Sterling strength seems to be on the cards with GBP/JPY and GBP/USD looking likely to break into a bullish phase.

A pound atop a US dollar note
Source: Bloomberg

EUR/USD turns lower in range continuation

EUR/USD has turned lower once more from the $1.129 resistance point. This range has held for over two weeks now and the selloffs generally hold greater consistency and clarity than the rallies. That being said, the downside targets have not been as reliable, and I am hesitant to expect too much from this selloff. Nevertheless, I to expect further downside to come and $1.121 seems like a likely initial support level to come into play.

With the MACD and stochastic both turning lower, the momentum is clearly turning in favour of the sellers and this corroborates my bearish view. A break above $1.129 would be the clear event that would bring about a more bullish view.

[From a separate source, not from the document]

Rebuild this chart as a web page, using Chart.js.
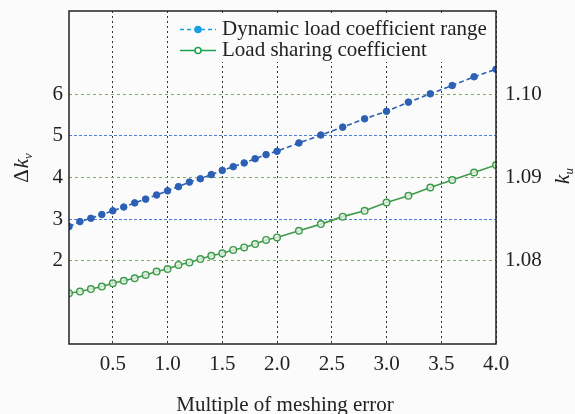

GBP/USD showing signs of a strong recovery

The GBP/USD pair has broken higher in a convincing manner, following some indecision at the lower end of this clear bottoming-out formation. The previous resistance level of $1.5241 has provided support this morning, and I expect to see the pair reach $1.5289 in the near future. This rounded bottom in GBP/USD leads me to believe we will have a decent amount of upside to come and therefore I am bullish as long as the price remains above $1.5223. Near-term resistance come in around $1.5289, $1.533 and a longer-term level to watch is $1.5467.

GBP/JPY resurgence from long-term trendline

GBP/JPY is showing signs of a resurgence from an ascending trendline that began a year ago (October 2014). The market is moving sharply higher in the current candle following a retracement lower and the signs are pointing towards a strong resurgence in this market which would correspond with a similar one I expect in GBP/USD. The clear creation of new highs and higher lows points towards a move back to ¥184.42 in the near future. Be aware that this market is relatively choppy and volatile, yet while we remain above ¥182.50, the likeliness is that we will continue to create new highs.

NZD/USD spikes higher, but a retracement could soon be due

Yesterday’s bullish view of NZD/USD was clearly well warranted, with the pair spiking over 120 points since the midday low. Clearly this trend is in place for possible further gains, yet I am aware that we are likely to see another retracement or consolidation phase soon. Much like that seen yesterday and last Thursday, a retracement or consolidation is natural within a nice trend and often is seen as a good place to either enter or increase holdings.

For now, I am looking at the stochastic oscillator which is around the general area which the indicator tops out, while lows are increasing to create a tightening triangle formation. The only realistic break would be lower and I would expect this to bring selling for NZD/USD. This may be short term but I personally would be hesitant entering now, and instead am watching for a retracement in the near future.